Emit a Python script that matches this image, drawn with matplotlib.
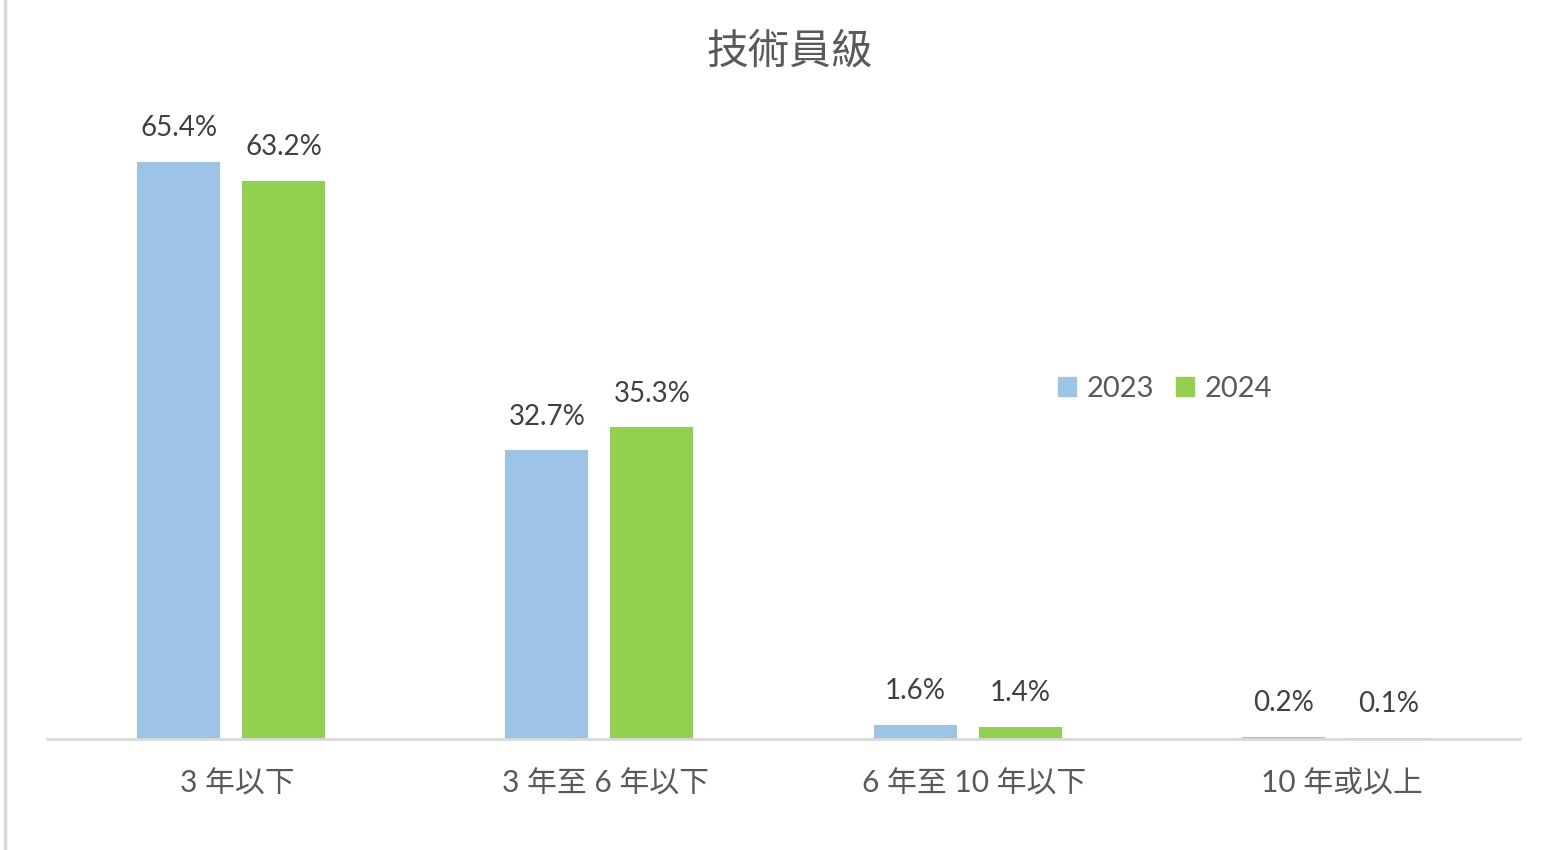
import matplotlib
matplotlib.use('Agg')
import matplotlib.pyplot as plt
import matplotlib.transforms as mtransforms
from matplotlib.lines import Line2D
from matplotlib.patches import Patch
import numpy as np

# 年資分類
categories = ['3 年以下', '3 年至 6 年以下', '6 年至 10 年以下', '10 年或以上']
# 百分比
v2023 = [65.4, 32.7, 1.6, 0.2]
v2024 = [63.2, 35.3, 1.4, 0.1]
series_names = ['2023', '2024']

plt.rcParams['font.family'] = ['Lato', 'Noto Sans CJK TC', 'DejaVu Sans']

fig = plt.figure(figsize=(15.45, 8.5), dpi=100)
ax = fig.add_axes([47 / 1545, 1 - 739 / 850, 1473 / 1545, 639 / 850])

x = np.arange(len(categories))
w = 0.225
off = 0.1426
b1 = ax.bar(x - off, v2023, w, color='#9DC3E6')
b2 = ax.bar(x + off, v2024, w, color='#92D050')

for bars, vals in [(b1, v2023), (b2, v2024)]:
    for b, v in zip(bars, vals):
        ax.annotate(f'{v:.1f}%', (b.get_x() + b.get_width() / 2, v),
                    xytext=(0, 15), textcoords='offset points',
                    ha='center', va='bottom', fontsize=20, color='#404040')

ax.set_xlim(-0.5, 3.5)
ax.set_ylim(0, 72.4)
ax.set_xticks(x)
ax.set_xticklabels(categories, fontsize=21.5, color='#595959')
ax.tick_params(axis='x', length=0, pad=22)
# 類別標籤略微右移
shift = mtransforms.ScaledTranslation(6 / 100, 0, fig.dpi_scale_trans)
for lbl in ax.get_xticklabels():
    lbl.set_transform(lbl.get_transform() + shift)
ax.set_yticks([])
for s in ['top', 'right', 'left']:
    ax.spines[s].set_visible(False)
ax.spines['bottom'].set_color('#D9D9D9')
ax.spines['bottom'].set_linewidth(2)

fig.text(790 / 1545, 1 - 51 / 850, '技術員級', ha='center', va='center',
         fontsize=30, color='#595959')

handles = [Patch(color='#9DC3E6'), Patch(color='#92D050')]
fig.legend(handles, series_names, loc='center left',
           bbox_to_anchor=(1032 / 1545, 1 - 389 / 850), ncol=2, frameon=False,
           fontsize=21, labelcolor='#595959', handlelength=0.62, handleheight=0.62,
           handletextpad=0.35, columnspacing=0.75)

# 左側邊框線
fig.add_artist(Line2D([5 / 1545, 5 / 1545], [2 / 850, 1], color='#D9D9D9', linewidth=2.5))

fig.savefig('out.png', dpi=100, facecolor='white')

• _Exercise instructions_
Leave the pictures out and please restate exactly the lines running from the start of the material through the one with "import numpy as np".

• _Completed task_
Emit a Python script that matches this image, drawn with matplotlib.
import matplotlib
matplotlib.use('Agg')
import matplotlib.pyplot as plt
import matplotlib.transforms as mtransforms
from matplotlib.lines import Line2D
from matplotlib.patches import Patch
import numpy as np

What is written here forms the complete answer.